You just need to swim more, they say. It’s all about yardage. No, no, don’t grind out bad form. It’s about technique, become more efficient, they say. You need a feel for the water, I hear, so I sit in the hot tub and feel the water. Pull longer, pull harder, pull faster, pull better. Kick more, but not that much more. Kick less so that you time your kick right. I have a secret: I still have no idea what a two-beat, four-beat, or six-beat kick is.
In some ways, swimming reminds me of my stint as a theater director: “Just do it again, but better this time.”

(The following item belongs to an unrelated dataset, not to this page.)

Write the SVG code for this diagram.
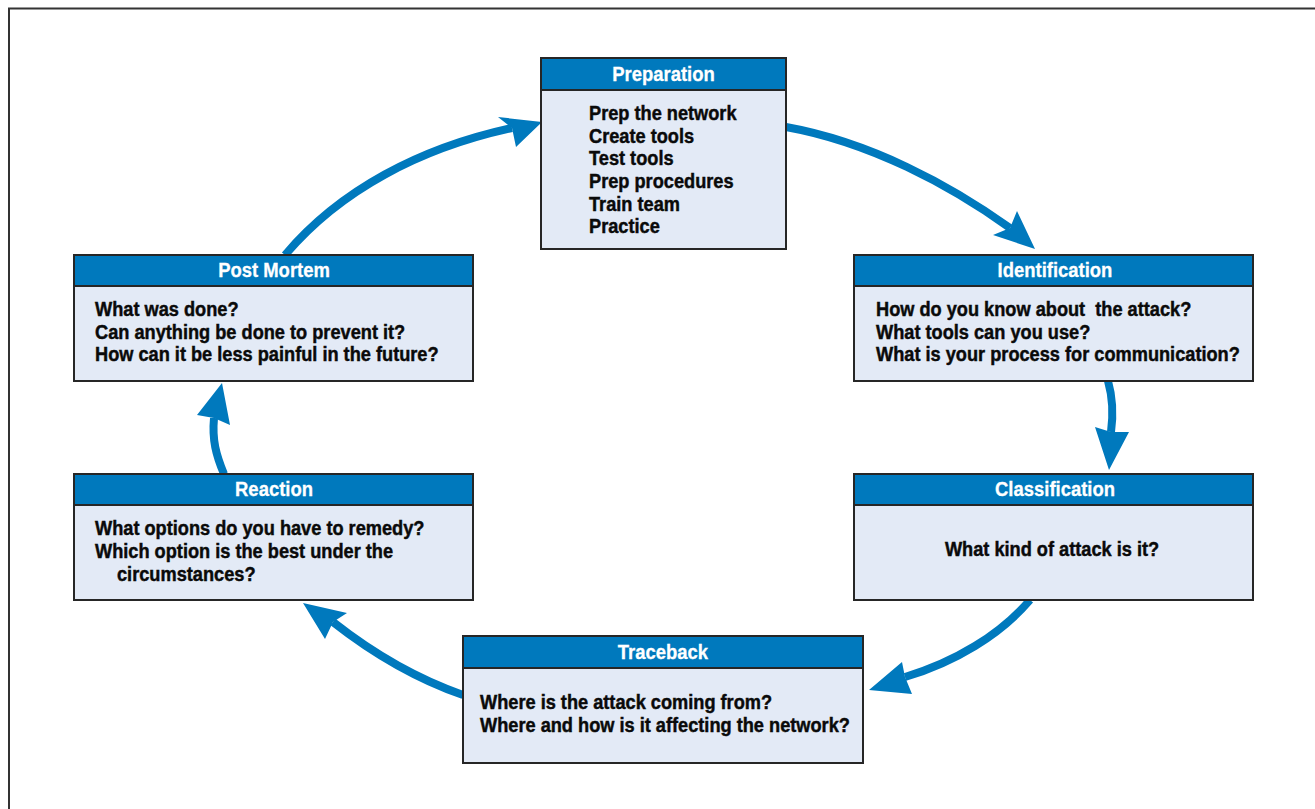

What is it about swimming that mystifies us triathletes so? I didn’t know how to ride a bike either when I started, but that seemed so much more straightforward: Put your feet on the pedals; try not to crash into anything. I didn’t succeed at that either, but I ploughed on with confidence. And I only hit a few parked cars.
There are subtleties to swimming, beyond the turn of your hand or the angle of your elbow. You can be an amazing pool swimmer and simply mediocre in open water. You can nail drafting and pacing and sighting in a wetsuit, but struggle when it becomes non-wetsuit and your legs sink. You can be terrible at ocean entries or excel in messy crowded conditions, like I used to, where it’s brutal enough for everyone that no one really rises to the top. Maybe the problem is many triathletes are just not subtle athletes. We lack finesse. Why is this not something we can simply force ourselves to be good enough at?
I’m an OK swimmer now. I’m actually a very good swimmer in the scheme of the world because, as my husband says, I swam “enough” as a kid. But such is the world of swimming that I still think I’m terrible. There’s always some random 60-year-old guy at the pool who can lap me. Even if he doesn’t, we both know he could. Because swimming is weird.